━━━━━ Task input ━━━━━
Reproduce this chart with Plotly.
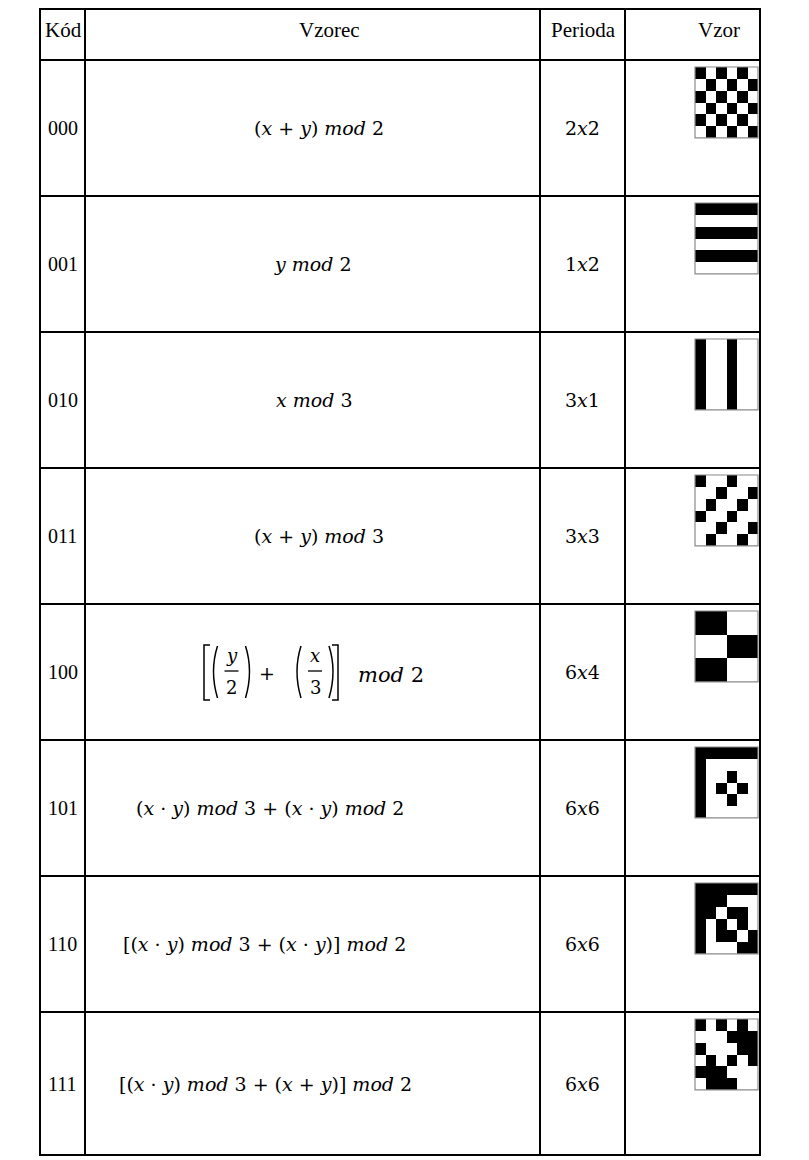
import re
import plotly.graph_objects as go

W, H = 809, 1160

# ---------------- data ----------------
headers = ["Kód", "Vzorec", "Perioda", "Vzor"]
codes = ["000", "001", "010", "011", "100", "101", "110", "111"]
formulas = [
    "(x + y) mod 2",
    "y mod 2",
    "x mod 3",
    "(x + y) mod 3",
    "[(y/2) + (x/3)] mod 2",
    "(x · y) mod 3 + (x · y) mod 2",
    "[(x · y) mod 3 + (x · y)] mod 2",
    "[(x · y) mod 3 + (x + y)] mod 2",
]
periods = ["2x2", "1x2", "3x1", "3x3", "6x4", "6x6", "6x6", "6x6"]

# pieces of the fraction formula (row "100")
frac_numerators = ["y", "x"]
frac_denominators = ["2", "3"]
frac_modulus = "2"

pattern_000 = [[1, 0, 1, 0, 1, 0],
               [0, 1, 0, 1, 0, 1],
               [1, 0, 1, 0, 1, 0],
               [0, 1, 0, 1, 0, 1],
               [1, 0, 1, 0, 1, 0],
               [0, 1, 0, 1, 0, 1]]
pattern_001 = [[1, 1, 1, 1, 1, 1],
               [0, 0, 0, 0, 0, 0],
               [1, 1, 1, 1, 1, 1],
               [0, 0, 0, 0, 0, 0],
               [1, 1, 1, 1, 1, 1],
               [0, 0, 0, 0, 0, 0]]
pattern_010 = [[1, 0, 0, 1, 0, 0],
               [1, 0, 0, 1, 0, 0],
               [1, 0, 0, 1, 0, 0],
               [1, 0, 0, 1, 0, 0],
               [1, 0, 0, 1, 0, 0],
               [1, 0, 0, 1, 0, 0]]
pattern_011 = [[1, 0, 0, 1, 0, 0],
               [0, 0, 1, 0, 0, 1],
               [0, 1, 0, 0, 1, 0],
               [1, 0, 0, 1, 0, 0],
               [0, 0, 1, 0, 0, 1],
               [0, 1, 0, 0, 1, 0]]
pattern_100 = [[1, 1, 1, 0, 0, 0],
               [1, 1, 1, 0, 0, 0],
               [0, 0, 0, 1, 1, 1],
               [0, 0, 0, 1, 1, 1],
               [1, 1, 1, 0, 0, 0],
               [1, 1, 1, 0, 0, 0]]
pattern_101 = [[1, 1, 1, 1, 1, 1],
               [1, 0, 0, 0, 0, 0],
               [1, 0, 0, 1, 0, 0],
               [1, 0, 1, 0, 1, 0],
               [1, 0, 0, 1, 0, 0],
               [1, 0, 0, 0, 0, 0]]
pattern_110 = [[1, 1, 1, 1, 1, 1],
               [1, 1, 1, 0, 0, 0],
               [1, 1, 0, 1, 1, 0],
               [1, 0, 1, 0, 1, 0],
               [1, 0, 1, 1, 0, 1],
               [1, 0, 0, 0, 1, 1]]
pattern_111 = [[1, 0, 1, 0, 1, 0],
               [0, 0, 0, 1, 1, 1],
               [1, 0, 0, 0, 1, 1],
               [0, 1, 0, 1, 0, 1],
               [1, 1, 1, 0, 0, 0],
               [0, 1, 1, 1, 0, 0]]
patterns = [pattern_000, pattern_001, pattern_010, pattern_011,
            pattern_100, pattern_101, pattern_110, pattern_111]

# ---------------- layout geometry (pixels) ----------------
col_edges = [32, 77, 532, 617, 752]
row_step = 136.0
row_edges = [1, 52] + [52 + row_step * k for k in range(1, 8)] + [1147]
header_y = 22
header_x = [55, 321, 575, 711]
formula_x = [311, 305, 306, 311, 307, 262, 256, 257]
pat_left = 687
pat_gap = 7
cell_w = 10.5
cell_h = 11.8

TEXT_FONT = "Liberation Serif"
MATH_FONT = "DejaVu Serif"
HEAD_SIZE = 21
CODE_SIZE = 20
MATH_SIZE = 19


def italicize(s):
    return re.sub(r"mod|x|y", lambda m: "<i>" + m.group(0) + "</i>", s)


fig = go.Figure()

for i, pat in enumerate(patterns):
    top = row_edges[i + 1] + pat_gap
    fig.add_trace(go.Heatmap(
        z=pat, x0=pat_left + cell_w / 2, dx=cell_w,
        y0=top + cell_h / 2, dy=cell_h,
        colorscale=[[0, "white"], [1, "black"]], zmin=0, zmax=1,
        showscale=False, hoverinfo="skip"))

shapes = []
for i, pat in enumerate(patterns):
    top = row_edges[i + 1] + pat_gap
    shapes.append(dict(type="rect", xref="x", yref="y",
                       x0=pat_left, x1=pat_left + cell_w * len(pat[0]),
                       y0=top, y1=top + cell_h * len(pat),
                       line=dict(color="#8a8a8a", width=1.2), layer="above"))
for y in row_edges:
    shapes.append(dict(type="line", xref="x", yref="y", x0=col_edges[0] - 1, x1=col_edges[-1] + 1,
                       y0=y, y1=y, line=dict(color="black", width=2)))
for x in col_edges:
    shapes.append(dict(type="line", xref="x", yref="y", x0=x, x1=x,
                       y0=row_edges[0], y1=row_edges[-1], line=dict(color="black", width=2)))

annotations = []


def add_text(x, y, text, size, family, xanchor="center"):
    annotations.append(dict(x=x, y=y, xref="x", yref="y", text=text, showarrow=False,
                            xanchor=xanchor, yanchor="middle",
                            font=dict(family=family, size=size, color="black")))


col_centers = [(col_edges[k] + col_edges[k + 1]) / 2 for k in range(4)]
for k, h in enumerate(headers):
    add_text(header_x[k], header_y, h, HEAD_SIZE, TEXT_FONT)

for i in range(8):
    cy = (row_edges[i + 1] + row_edges[i + 2]) / 2
    add_text(col_centers[0], cy, codes[i], CODE_SIZE, TEXT_FONT)
    add_text(col_centers[2], cy, italicize(periods[i]), MATH_SIZE, MATH_FONT)
    if i != 4:
        add_text(formula_x[i], cy, italicize(formulas[i]), MATH_SIZE, MATH_FONT)
    else:
        base = cy + 3
        frac_cx = [223.5, 307]
        for j in range(2):
            fx = frac_cx[j]
            add_text(fx, base - 20, italicize(frac_numerators[j]), MATH_SIZE - 1, MATH_FONT)
            add_text(fx, base + 12, frac_denominators[j], MATH_SIZE - 1, MATH_FONT)
            shapes.append(dict(type="line", xref="x", yref="y", x0=fx - 7, x1=fx + 7,
                               y0=base - 4, y1=base - 4, line=dict(color="black", width=1.3)))
            for side in (-1, 1):
                px = fx + side * 14
                shapes.append(dict(type="path", xref="x", yref="y",
                                   path=f"M {px},{base - 29} Q {px + side * 8},{base - 4} {px},{base + 23}",
                                   line=dict(color="black", width=1.5)))
        add_text(259, base - 2, "+", MATH_SIZE, MATH_FONT)
        for side, bx in ((-1, 196), (1, 330)):
            shapes.append(dict(type="path", xref="x", yref="y",
                               path=f"M {bx - side * 6},{base - 30} L {bx},{base - 30} L {bx},{base + 25} L {bx - side * 6},{base + 25}",
                               line=dict(color="black", width=1.5)))
        add_text(348, base, italicize("mod " + frac_modulus), MATH_SIZE + 2, MATH_FONT, xanchor="left")

fig.update_layout(
    width=W, height=H, margin=dict(l=0, r=0, t=0, b=0),
    paper_bgcolor="white", plot_bgcolor="white",
    xaxis=dict(range=[0, W], visible=False, fixedrange=True),
    yaxis=dict(range=[H, 0], visible=False, fixedrange=True),
    shapes=shapes, annotations=annotations, showlegend=False,
)

fig.write_html("out.html")
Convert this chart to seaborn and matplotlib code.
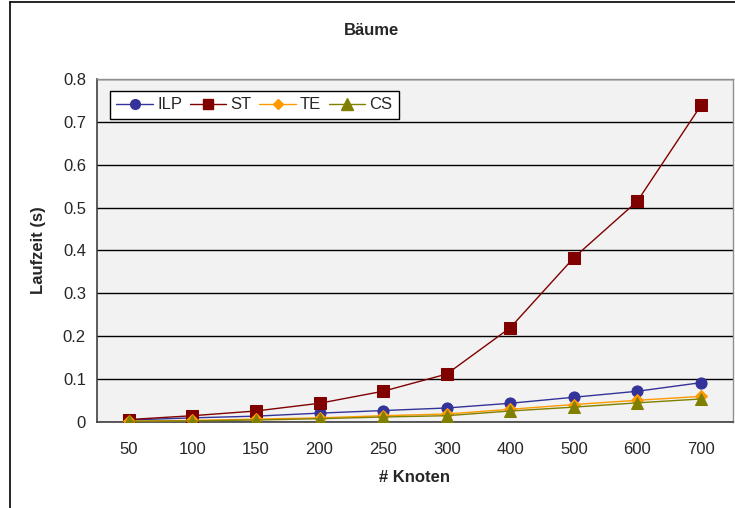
import numpy as np
import pandas as pd
import matplotlib.pyplot as plt
import seaborn as sns
from matplotlib.ticker import FixedLocator
from matplotlib.lines import Line2D

# data
knoten = ['50', '100', '150', '200', '250', '300', '400', '500', '600', '700']
ilp = [0.005, 0.010, 0.014, 0.021, 0.027, 0.033, 0.044, 0.058, 0.072, 0.092]
st = [0.006, 0.015, 0.026, 0.044, 0.072, 0.112, 0.220, 0.383, 0.515, 0.738]
te = [0.002, 0.004, 0.007, 0.010, 0.015, 0.019, 0.030, 0.041, 0.051, 0.060]
cs = [0.002, 0.003, 0.005, 0.008, 0.012, 0.015, 0.026, 0.035, 0.045, 0.054]
algos = ['ILP', 'ST', 'TE', 'CS']
yticks = [0, 0.1, 0.2, 0.3, 0.4, 0.5, 0.6, 0.7, 0.8]
ylabels = ['0', '0.1', '0.2', '0.3', '0.4', '0.5', '0.6', '0.7', '0.8']
colors = {'ILP': '#333399', 'ST': '#800000', 'TE': '#FF9900', 'CS': '#808000'}
markers = {'ILP': 'o', 'ST': 's', 'TE': 'D', 'CS': '^'}
sizes = {'ILP': 8, 'ST': 8, 'TE': 6.5, 'CS': 9}

df = pd.DataFrame({'Knoten': knoten * 4,
                   'Laufzeit': ilp + st + te + cs,
                   'Algo': np.repeat(algos, len(knoten))})

sns.set_style('white')
plt.rcParams['font.family'] = ['Liberation Sans', 'DejaVu Sans']

fig = plt.figure(figsize=(7.35, 5.08), dpi=100)
ax = fig.add_axes([0.132, 0.169, 0.865, 0.676])
ax.set_facecolor('#f2f2f2')

for a in algos:
    sub = df[df['Algo'] == a]
    sns.lineplot(data=sub, x='Knoten', y='Laufzeit', ax=ax, color=colors[a],
                 marker=markers[a], markersize=sizes[a], markeredgecolor=colors[a],
                 linewidth=1, label=a, sort=False, zorder=3)

ax.set_xlim(-0.5, len(knoten) - 0.5)
ax.set_yticks(yticks)
ax.set_yticklabels(ylabels)
ax.set_ylim(0, 0.8)
ax.xaxis.set_minor_locator(FixedLocator(np.arange(-0.5, len(knoten), 1)))
ax.tick_params(axis='x', which='major', length=0, pad=14, labelsize=12)
ax.tick_params(axis='x', which='minor', length=5, width=1, color='black', direction='out')
ax.tick_params(axis='y', length=5, width=1, color='black', direction='out', labelsize=12, pad=3)
ax.grid(axis='y', color='black', linewidth=1)
ax.set_axisbelow(True)
for s in ['left', 'bottom']:
    ax.spines[s].set_color('#404040')
    ax.spines[s].set_linewidth(1.2)
for s in ['top', 'right']:
    ax.spines[s].set_color('#909090')
    ax.spines[s].set_linewidth(1)

ax.set_xlabel('# Knoten', fontsize=12, fontweight='bold', labelpad=10)
ax.set_ylabel('Laufzeit (s)', fontsize=12, fontweight='bold', labelpad=12)
fig.text(0.506, 0.94, 'Bäume', ha='center', va='center', fontsize=12, fontweight='bold')

handles = [Line2D([], [], color=colors[a], marker=markers[a], markersize=sizes[a] - 1,
                  linewidth=1) for a in algos]
leg = ax.legend(handles, algos, loc='upper left', bbox_to_anchor=(0.02, 0.965), ncol=4,
                fontsize=12, frameon=True, fancybox=False, edgecolor='black',
                framealpha=1, borderpad=0.4, handlelength=2.2, handletextpad=0.25,
                columnspacing=0.45, borderaxespad=0)
leg.get_frame().set_linewidth(1)

# chart border
fig.add_artist(Line2D([0.013, 0.013], [0, 0.996], color='black', linewidth=1.2,
                      transform=fig.transFigure))
fig.add_artist(Line2D([0.013, 1], [0.996, 0.996], color='black', linewidth=1.2,
                      transform=fig.transFigure))

fig.savefig('out.png', dpi=100)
━━━━━
Return only the lines running from the start of the entries above to the line that contains "W, H = 809, 1160", inclusive, and omit every picture.

Reproduce this chart with Plotly.
import re
import plotly.graph_objects as go

W, H = 809, 1160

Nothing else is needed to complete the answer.